ABOUT Nadia bara tarkari(coconut vada curry without onion garlic) RECIPE
This is one of the authentic and popular dish of Odisha. Very easy to prepare and tastes delicious. As it is prepared without using onion and garlic, one can have it in special puja or festivals.
Recipe Tags
Veg
Easy
Festive
Orissa
Simmering
Blending
Frying
Main Dish
Healthy
Ingredients Serving: 4
For nadia bara-(coconut vada)
Chopped coconut 1/2cup
Soaked Rice 4tsp
Green chilli 2-3 chopped
Cumin seeds 1tsp
besan 1 tsp
salt as per taste
For masala paste -
Cumin seeds 1tsp
Poppy seeds 2tsp
Ginger 1" chopped
Cardamom 2
Cinnamon 1 "
other ingredients -
Potato 2 cut into long pieces
Tomato 2 pureed
Bayleaf 1
Cumin seeds 1/2tsp
Turmeric powder 1/2tsp
coriander powder 1tsp
Curry powder 1tsp
Red chilli powder 1tsp
Thick Coconut milk 1/4cup
Oil 2tbsp
salt as per taste
Instructions
Grind the chopped coconut to a coarse mixture.
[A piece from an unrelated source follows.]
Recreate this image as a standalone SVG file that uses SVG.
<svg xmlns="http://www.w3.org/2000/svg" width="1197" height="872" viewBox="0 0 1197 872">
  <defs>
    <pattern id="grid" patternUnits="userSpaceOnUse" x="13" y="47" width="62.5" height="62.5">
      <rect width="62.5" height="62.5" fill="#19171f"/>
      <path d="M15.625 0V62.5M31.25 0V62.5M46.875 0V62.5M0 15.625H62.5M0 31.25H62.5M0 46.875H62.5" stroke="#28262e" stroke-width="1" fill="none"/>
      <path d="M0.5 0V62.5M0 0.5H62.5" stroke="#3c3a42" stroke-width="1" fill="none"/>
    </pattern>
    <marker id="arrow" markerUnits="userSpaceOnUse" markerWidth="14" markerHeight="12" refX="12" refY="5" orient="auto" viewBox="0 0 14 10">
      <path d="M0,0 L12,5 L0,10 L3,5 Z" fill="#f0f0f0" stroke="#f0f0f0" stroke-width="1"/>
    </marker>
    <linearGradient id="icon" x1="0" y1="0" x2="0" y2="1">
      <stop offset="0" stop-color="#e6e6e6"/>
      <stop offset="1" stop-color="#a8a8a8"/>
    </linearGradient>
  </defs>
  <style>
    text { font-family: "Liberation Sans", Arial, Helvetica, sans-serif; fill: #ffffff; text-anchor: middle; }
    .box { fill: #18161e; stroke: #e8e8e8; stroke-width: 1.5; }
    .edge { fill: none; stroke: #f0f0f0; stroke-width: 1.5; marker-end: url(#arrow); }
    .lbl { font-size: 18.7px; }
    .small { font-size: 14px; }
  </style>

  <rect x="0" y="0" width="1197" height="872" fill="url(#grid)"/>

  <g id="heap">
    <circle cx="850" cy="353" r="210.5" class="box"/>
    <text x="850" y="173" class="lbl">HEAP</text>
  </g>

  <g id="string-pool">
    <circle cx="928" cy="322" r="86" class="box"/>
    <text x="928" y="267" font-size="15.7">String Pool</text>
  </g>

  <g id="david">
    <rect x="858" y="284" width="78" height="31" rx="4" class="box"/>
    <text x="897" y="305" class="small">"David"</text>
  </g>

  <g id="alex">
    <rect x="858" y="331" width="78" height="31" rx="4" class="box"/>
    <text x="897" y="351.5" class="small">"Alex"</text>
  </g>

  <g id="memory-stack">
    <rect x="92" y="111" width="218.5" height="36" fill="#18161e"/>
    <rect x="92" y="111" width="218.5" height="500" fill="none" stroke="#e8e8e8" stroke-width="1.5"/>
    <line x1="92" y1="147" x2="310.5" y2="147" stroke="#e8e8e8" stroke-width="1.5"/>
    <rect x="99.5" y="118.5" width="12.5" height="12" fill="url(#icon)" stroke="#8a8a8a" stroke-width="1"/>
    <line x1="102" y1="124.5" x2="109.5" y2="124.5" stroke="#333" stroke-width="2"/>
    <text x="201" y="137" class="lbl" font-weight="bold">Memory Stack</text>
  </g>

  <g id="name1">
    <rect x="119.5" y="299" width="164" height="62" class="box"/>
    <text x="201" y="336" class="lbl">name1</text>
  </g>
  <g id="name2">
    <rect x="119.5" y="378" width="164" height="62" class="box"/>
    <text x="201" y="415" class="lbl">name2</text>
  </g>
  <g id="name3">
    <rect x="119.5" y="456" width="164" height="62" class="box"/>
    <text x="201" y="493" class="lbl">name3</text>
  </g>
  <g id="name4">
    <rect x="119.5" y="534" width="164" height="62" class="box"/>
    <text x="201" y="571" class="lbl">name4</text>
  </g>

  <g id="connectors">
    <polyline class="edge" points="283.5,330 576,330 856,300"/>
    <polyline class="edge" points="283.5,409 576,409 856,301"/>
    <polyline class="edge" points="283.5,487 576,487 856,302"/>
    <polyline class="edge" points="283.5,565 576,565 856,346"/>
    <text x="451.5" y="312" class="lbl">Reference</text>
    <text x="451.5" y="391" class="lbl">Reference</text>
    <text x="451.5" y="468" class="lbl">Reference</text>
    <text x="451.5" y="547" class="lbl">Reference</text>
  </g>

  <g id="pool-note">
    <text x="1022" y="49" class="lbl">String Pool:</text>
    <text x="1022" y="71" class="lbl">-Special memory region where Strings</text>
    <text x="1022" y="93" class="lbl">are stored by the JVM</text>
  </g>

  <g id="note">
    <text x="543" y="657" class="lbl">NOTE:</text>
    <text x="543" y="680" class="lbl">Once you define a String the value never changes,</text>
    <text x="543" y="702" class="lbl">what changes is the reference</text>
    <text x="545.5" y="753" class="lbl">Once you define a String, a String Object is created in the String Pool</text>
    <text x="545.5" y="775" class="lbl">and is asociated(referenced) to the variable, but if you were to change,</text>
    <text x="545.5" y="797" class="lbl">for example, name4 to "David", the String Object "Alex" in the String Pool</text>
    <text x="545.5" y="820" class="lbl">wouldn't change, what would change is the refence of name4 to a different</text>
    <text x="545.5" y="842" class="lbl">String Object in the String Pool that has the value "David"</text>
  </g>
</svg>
Add rice(soaked and strained) green chilli, cumin seeds and little water.
The coconut and rice ratio should be 3:1.
Blend to a thick paste.
Transfer to a bowl and add besan and salt.
Mix well and make tikki shaped bara and deep fry till golden brown from all sides.
In the meantime prepare the masala paste.
Take all the listed ingredients in a blender and make a smooth paste by adding 2-3tbsp water.
Fry the potatoes till light brown.
Heat oil in a kadhai, add bay leaves and cumin seeds.
When splutter add the tomato puree and turmeric powder.
Mix well and cook for 2mins.
Add the prepared masala paste and mix.
Take coriander powder, curry powder and red chilli powder in a small bowl.
Add little water and mix well.
Add this mixture to the kadhai.
Cook till oil separates.
Add the fried potatoes, mix.
Add 2cups of hot water and mix well.
Cook covered for 3-4 mins. Adjust seasoning.
Then add the coconut milk and mix well.
Finally add the fried bara, mix lightly and switch off.
Keep covered for 10-15mins before serving.
While preparing the gravy, make it a little watery than the normal gravy, as the fried baras will absorb a lot of moisture.
Garnish with chopped coriander leaves and serve with hot steamed rice, naan or paratha.
To make the curry red in color, you can add kashmiri red chilli powder.